[Collection entries]

# # # # #

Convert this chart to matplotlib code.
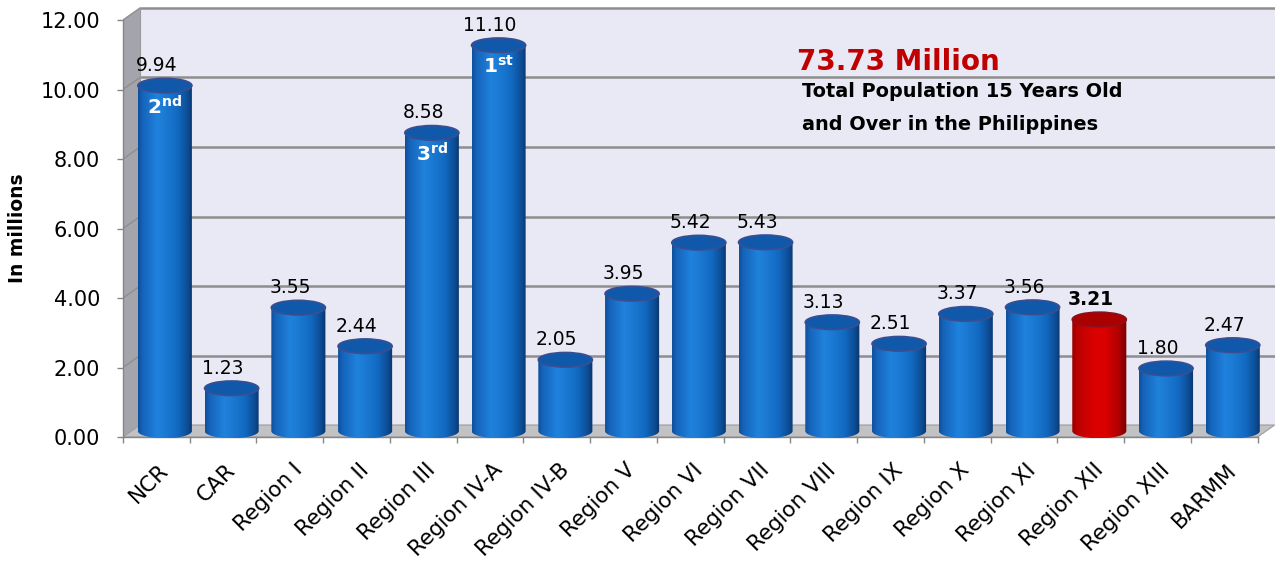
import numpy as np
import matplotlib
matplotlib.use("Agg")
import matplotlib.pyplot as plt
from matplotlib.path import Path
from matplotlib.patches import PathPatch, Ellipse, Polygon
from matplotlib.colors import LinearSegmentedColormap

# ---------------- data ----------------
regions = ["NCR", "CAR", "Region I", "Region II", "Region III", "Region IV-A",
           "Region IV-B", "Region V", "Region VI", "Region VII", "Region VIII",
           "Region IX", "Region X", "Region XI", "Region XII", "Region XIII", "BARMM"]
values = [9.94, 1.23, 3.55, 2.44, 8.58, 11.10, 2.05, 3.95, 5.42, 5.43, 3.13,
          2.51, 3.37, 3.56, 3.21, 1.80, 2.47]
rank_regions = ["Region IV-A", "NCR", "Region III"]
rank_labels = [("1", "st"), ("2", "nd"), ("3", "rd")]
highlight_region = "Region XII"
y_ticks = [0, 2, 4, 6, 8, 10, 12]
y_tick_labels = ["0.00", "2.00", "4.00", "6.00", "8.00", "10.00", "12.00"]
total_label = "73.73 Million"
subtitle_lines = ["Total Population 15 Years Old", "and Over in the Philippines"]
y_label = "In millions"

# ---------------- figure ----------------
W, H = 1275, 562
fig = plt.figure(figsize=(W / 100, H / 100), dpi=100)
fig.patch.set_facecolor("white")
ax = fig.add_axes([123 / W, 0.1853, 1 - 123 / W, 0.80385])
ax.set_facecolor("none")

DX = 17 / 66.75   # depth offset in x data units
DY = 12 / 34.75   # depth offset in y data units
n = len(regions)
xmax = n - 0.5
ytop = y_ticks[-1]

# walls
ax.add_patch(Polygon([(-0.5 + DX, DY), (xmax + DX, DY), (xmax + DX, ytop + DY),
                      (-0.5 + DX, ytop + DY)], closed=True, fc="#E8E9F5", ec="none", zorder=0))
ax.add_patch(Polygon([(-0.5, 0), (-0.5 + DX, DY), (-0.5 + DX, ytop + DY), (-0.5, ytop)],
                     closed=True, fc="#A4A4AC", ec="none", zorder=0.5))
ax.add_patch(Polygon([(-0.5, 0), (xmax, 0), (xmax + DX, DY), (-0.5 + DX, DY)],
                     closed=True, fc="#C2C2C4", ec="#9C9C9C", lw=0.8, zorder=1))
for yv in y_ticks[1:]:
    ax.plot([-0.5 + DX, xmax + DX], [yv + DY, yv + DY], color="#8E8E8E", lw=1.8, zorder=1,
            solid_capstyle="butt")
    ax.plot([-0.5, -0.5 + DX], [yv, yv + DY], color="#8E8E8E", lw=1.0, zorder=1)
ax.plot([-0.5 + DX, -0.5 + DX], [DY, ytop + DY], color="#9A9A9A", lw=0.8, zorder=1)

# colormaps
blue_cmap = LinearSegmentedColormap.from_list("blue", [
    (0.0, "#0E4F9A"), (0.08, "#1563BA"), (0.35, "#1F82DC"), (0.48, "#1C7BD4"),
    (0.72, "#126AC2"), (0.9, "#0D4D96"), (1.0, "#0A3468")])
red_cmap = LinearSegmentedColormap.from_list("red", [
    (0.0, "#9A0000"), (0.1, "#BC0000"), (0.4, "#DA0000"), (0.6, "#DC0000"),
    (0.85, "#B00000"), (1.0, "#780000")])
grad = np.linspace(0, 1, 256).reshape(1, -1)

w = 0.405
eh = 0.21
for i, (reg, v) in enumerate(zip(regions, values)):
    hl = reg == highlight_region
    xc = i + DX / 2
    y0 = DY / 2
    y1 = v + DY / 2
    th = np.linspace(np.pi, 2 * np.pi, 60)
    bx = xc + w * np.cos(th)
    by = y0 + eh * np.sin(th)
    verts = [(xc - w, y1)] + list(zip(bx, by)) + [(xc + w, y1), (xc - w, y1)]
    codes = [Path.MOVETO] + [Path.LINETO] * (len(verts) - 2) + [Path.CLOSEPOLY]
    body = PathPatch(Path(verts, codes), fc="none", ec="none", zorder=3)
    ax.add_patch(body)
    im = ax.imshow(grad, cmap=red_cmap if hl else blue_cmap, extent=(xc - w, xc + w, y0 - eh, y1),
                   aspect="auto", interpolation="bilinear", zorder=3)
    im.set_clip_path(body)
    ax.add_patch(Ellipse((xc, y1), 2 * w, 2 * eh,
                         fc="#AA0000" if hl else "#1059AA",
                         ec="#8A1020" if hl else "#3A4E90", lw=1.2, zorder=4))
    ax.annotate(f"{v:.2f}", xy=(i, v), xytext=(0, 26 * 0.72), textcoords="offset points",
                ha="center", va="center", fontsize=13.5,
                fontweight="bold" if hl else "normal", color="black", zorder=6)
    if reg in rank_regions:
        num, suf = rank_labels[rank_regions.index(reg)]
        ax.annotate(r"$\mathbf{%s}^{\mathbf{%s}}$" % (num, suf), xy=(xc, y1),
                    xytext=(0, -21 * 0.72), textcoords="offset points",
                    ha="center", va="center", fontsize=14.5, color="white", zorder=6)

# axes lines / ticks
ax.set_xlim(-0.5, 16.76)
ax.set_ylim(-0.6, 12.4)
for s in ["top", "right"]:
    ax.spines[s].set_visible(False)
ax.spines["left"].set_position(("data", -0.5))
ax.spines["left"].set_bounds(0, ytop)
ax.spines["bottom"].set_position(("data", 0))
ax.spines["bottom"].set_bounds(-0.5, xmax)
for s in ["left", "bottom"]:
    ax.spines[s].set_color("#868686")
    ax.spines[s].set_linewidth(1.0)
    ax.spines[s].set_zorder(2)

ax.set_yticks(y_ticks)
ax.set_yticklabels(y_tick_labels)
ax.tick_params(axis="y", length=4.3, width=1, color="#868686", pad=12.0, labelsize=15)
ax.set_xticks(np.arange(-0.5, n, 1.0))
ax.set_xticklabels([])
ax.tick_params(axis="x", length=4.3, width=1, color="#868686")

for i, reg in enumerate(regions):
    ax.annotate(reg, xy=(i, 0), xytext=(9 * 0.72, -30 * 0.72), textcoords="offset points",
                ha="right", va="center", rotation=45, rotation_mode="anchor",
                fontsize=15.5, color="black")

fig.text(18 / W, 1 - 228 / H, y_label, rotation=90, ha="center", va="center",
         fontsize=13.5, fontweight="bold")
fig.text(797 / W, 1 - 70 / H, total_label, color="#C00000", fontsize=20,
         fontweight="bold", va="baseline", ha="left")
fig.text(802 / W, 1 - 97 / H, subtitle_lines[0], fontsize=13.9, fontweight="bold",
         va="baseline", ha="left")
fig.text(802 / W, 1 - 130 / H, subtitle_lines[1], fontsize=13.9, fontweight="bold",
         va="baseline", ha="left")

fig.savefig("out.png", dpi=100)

# # # # #

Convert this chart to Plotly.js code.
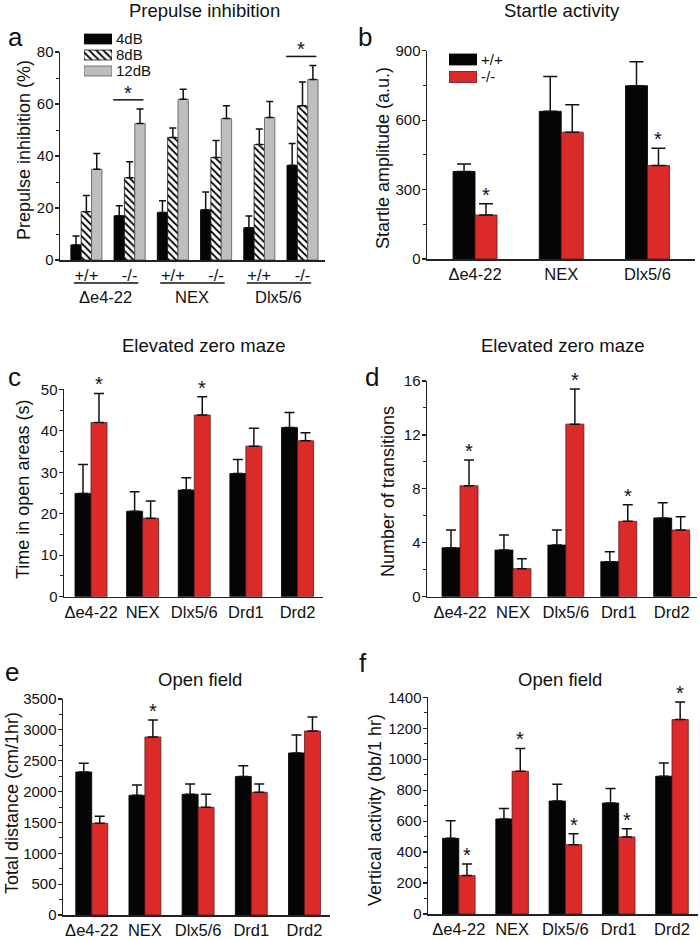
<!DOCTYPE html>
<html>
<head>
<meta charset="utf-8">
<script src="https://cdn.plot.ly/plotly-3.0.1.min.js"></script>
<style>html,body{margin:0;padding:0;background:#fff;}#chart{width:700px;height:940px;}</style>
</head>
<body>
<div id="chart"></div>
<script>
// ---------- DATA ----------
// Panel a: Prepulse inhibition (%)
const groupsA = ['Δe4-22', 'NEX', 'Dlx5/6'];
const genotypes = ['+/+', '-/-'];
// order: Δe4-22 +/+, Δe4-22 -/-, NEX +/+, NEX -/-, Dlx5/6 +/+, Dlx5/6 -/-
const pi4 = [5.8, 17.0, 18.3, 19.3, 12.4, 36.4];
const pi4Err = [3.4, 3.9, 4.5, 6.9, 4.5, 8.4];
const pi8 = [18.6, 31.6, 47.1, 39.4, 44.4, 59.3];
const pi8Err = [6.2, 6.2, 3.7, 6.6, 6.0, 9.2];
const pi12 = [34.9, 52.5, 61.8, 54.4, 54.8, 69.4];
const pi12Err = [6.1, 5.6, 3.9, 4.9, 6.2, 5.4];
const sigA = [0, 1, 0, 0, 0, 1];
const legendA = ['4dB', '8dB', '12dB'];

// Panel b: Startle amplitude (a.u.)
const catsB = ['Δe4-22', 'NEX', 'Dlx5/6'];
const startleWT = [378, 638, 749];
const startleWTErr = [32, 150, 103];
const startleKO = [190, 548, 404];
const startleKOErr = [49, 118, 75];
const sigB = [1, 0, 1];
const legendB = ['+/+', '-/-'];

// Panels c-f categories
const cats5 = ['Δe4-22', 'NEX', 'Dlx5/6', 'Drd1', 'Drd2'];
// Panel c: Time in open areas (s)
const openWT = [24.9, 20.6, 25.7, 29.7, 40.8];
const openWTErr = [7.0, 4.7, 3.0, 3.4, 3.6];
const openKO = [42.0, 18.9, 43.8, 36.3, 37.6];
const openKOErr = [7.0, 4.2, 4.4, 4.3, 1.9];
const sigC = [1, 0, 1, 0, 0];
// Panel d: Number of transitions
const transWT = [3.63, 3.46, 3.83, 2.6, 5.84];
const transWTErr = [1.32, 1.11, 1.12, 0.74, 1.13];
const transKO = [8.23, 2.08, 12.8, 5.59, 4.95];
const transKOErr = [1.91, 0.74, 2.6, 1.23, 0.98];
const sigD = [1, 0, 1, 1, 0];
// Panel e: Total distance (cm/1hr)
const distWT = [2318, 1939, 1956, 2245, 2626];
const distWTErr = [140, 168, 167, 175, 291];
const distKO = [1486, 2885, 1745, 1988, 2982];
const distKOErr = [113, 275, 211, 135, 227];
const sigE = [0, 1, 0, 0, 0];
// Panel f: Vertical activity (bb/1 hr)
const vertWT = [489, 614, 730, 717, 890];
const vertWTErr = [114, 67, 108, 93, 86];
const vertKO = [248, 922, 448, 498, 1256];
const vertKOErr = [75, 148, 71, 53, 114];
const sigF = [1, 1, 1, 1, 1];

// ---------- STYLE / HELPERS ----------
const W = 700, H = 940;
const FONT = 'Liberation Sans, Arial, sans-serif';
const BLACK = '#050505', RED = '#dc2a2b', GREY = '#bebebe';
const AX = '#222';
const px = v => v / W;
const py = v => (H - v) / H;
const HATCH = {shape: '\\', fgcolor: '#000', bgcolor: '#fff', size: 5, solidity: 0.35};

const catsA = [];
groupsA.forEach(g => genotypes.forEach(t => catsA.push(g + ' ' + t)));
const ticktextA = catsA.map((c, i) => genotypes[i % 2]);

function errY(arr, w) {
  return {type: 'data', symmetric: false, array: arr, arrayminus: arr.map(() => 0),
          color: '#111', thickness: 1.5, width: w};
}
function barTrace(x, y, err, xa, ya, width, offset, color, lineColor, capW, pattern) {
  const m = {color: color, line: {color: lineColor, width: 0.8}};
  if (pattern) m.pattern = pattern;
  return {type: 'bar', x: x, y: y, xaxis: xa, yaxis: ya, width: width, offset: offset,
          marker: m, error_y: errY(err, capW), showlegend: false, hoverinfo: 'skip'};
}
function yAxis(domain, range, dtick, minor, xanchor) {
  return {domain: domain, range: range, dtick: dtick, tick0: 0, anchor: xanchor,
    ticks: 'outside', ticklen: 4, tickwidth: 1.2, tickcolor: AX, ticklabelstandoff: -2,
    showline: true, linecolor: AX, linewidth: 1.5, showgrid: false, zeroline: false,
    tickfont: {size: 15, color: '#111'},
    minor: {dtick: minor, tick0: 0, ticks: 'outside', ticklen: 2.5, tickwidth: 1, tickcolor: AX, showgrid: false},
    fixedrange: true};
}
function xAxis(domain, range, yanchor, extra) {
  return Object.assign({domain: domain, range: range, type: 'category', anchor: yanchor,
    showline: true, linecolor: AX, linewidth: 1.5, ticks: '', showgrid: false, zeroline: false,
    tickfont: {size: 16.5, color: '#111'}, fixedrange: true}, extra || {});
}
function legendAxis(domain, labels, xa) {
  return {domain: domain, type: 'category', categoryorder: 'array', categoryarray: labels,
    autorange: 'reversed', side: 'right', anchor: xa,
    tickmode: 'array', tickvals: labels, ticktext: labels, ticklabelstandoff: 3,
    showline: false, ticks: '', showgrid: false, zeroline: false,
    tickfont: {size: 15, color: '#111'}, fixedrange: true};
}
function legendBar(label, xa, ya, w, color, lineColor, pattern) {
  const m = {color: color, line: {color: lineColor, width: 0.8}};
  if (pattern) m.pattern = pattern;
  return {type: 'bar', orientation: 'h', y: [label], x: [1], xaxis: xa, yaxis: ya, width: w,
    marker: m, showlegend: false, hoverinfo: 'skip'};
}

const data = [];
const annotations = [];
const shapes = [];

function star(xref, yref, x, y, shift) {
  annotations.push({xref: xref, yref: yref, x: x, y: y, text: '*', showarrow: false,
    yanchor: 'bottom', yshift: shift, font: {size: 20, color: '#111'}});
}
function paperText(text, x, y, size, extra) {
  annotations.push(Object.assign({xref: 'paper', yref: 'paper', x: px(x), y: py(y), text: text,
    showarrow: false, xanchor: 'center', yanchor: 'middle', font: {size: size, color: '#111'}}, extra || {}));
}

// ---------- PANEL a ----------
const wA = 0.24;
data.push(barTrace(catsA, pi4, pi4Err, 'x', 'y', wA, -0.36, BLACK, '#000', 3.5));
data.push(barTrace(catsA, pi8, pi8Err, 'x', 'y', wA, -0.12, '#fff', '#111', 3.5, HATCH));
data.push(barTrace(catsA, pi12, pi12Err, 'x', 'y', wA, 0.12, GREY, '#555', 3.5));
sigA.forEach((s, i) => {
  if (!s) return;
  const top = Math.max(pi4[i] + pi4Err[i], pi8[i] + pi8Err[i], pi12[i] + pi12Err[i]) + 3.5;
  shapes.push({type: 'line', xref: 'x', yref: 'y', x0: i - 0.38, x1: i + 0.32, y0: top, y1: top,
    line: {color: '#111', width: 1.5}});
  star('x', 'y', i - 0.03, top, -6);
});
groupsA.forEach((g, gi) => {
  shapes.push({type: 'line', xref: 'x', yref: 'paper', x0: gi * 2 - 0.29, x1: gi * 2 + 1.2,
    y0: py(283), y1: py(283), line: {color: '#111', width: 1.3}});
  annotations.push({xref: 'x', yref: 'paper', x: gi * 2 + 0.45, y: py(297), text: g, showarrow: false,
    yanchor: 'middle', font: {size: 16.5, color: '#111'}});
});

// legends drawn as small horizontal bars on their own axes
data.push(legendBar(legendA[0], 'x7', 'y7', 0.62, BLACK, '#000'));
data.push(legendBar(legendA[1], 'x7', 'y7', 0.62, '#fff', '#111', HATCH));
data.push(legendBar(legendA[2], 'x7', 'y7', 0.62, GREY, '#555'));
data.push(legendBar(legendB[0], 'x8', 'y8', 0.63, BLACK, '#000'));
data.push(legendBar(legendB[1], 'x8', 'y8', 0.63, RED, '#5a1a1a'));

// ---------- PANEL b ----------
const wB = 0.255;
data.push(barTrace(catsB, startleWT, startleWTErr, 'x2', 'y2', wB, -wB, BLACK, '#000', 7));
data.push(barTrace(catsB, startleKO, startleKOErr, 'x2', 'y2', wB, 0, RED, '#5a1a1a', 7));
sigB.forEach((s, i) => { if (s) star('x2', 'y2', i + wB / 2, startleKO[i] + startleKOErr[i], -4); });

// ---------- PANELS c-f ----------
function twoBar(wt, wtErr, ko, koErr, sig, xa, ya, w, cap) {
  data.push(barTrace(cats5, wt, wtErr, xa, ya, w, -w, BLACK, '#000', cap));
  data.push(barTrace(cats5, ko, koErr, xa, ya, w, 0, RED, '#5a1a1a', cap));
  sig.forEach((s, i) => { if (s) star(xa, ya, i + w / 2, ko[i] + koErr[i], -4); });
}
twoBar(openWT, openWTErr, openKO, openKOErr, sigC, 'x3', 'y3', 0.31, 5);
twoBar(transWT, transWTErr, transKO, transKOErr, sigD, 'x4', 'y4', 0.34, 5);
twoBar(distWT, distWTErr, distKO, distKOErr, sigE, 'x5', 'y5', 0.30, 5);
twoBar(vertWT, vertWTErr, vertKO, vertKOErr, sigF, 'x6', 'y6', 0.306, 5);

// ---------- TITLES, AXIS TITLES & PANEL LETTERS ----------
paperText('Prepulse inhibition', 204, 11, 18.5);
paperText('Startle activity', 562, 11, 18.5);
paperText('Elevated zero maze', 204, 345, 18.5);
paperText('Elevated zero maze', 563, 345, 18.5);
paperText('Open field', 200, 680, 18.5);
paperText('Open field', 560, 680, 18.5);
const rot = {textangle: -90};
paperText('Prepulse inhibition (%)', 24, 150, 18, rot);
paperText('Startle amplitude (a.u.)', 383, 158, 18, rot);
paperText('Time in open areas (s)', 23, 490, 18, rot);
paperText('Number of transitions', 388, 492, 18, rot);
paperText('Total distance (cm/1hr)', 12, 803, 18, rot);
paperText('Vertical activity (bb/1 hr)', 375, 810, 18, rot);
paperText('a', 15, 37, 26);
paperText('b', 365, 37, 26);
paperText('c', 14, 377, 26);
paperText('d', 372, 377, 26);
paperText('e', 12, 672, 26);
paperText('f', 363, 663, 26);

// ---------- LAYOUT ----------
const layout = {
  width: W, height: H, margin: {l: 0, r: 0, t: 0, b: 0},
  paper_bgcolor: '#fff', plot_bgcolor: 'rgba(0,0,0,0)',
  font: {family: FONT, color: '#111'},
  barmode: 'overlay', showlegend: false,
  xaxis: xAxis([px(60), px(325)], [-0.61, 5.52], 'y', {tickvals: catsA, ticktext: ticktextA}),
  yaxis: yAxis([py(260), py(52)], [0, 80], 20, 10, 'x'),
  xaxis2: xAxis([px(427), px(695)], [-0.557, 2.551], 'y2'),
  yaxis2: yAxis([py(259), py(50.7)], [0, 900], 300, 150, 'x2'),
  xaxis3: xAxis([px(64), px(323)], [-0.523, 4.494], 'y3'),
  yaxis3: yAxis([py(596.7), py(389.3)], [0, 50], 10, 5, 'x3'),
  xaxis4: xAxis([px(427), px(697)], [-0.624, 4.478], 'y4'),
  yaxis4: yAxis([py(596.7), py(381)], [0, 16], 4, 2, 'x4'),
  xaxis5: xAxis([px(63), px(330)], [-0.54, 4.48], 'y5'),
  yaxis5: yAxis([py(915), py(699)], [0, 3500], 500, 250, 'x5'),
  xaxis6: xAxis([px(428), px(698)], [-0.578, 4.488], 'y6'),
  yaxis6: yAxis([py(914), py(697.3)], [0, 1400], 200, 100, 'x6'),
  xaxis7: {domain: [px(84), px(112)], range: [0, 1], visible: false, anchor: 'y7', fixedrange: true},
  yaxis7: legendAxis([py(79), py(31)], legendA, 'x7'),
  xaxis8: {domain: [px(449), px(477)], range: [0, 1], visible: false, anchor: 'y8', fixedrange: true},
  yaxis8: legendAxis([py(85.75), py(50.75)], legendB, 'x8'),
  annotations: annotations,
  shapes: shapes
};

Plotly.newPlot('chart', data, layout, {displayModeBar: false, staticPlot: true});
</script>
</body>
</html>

# # # # #

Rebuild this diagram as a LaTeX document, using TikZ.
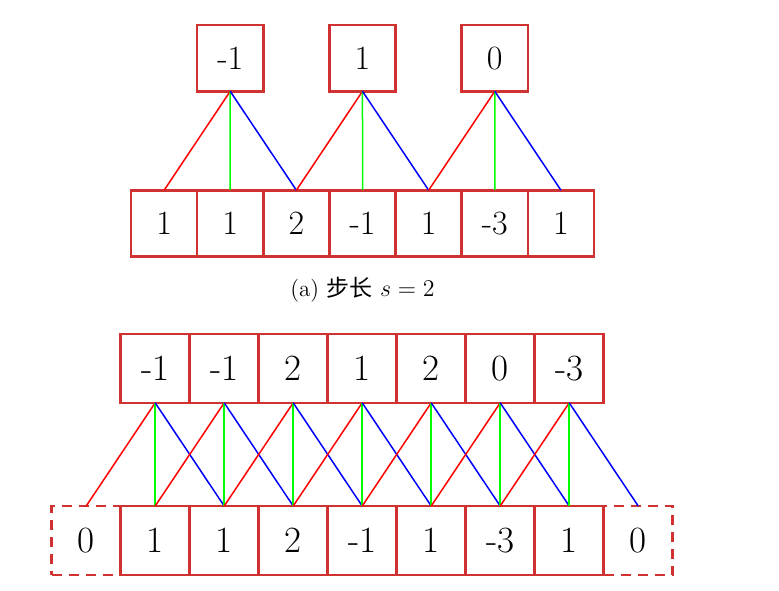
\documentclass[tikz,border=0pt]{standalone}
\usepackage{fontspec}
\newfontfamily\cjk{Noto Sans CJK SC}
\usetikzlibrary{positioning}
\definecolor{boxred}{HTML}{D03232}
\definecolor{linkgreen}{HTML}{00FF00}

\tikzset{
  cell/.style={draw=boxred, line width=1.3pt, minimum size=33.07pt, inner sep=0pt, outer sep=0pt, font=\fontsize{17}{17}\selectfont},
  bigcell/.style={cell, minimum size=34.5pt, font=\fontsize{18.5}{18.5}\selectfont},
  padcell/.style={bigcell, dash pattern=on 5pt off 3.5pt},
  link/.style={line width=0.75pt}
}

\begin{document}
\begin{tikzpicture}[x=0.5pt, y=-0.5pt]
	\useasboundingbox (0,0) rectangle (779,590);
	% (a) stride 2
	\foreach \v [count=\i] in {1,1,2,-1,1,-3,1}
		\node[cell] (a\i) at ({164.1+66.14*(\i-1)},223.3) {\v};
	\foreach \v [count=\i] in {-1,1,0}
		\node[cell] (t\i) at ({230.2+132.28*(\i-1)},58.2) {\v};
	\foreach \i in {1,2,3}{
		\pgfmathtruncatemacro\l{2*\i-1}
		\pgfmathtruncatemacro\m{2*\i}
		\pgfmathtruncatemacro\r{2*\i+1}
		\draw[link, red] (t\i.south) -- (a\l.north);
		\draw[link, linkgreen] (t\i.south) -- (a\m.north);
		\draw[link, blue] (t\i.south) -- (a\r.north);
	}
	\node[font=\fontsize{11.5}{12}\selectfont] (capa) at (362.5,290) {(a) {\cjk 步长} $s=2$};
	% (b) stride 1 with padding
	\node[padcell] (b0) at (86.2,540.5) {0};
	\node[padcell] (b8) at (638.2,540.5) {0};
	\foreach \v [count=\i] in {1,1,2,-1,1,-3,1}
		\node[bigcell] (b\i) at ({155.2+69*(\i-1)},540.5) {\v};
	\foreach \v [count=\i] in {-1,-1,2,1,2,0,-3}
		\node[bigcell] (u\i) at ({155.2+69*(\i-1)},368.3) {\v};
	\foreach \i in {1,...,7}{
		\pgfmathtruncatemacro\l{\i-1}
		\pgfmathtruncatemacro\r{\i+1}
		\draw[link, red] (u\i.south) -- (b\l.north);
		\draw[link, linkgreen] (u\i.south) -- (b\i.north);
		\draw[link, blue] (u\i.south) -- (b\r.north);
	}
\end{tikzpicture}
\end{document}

# # # # #

From the listing above, restate verbatim the lines running from the one with "Convert this chart to Plotly.js code." through the one with "const legendA = ['4dB', '8dB', '12dB'];", inclusive, but not the pictures.

• **RESULT FOR THIS TASK**
Convert this chart to Plotly.js code.
<!DOCTYPE html>
<html>
<head>
<meta charset="utf-8">
<script src="https://cdn.plot.ly/plotly-3.0.1.min.js"></script>
<style>html,body{margin:0;padding:0;background:#fff;}#chart{width:700px;height:940px;}</style>
</head>
<body>
<div id="chart"></div>
<script>
// ---------- DATA ----------
// Panel a: Prepulse inhibition (%)
const groupsA = ['Δe4-22', 'NEX', 'Dlx5/6'];
const genotypes = ['+/+', '-/-'];
// order: Δe4-22 +/+, Δe4-22 -/-, NEX +/+, NEX -/-, Dlx5/6 +/+, Dlx5/6 -/-
const pi4 = [5.8, 17.0, 18.3, 19.3, 12.4, 36.4];
const pi4Err = [3.4, 3.9, 4.5, 6.9, 4.5, 8.4];
const pi8 = [18.6, 31.6, 47.1, 39.4, 44.4, 59.3];
const pi8Err = [6.2, 6.2, 3.7, 6.6, 6.0, 9.2];
const pi12 = [34.9, 52.5, 61.8, 54.4, 54.8, 69.4];
const pi12Err = [6.1, 5.6, 3.9, 4.9, 6.2, 5.4];
const sigA = [0, 1, 0, 0, 0, 1];
const legendA = ['4dB', '8dB', '12dB'];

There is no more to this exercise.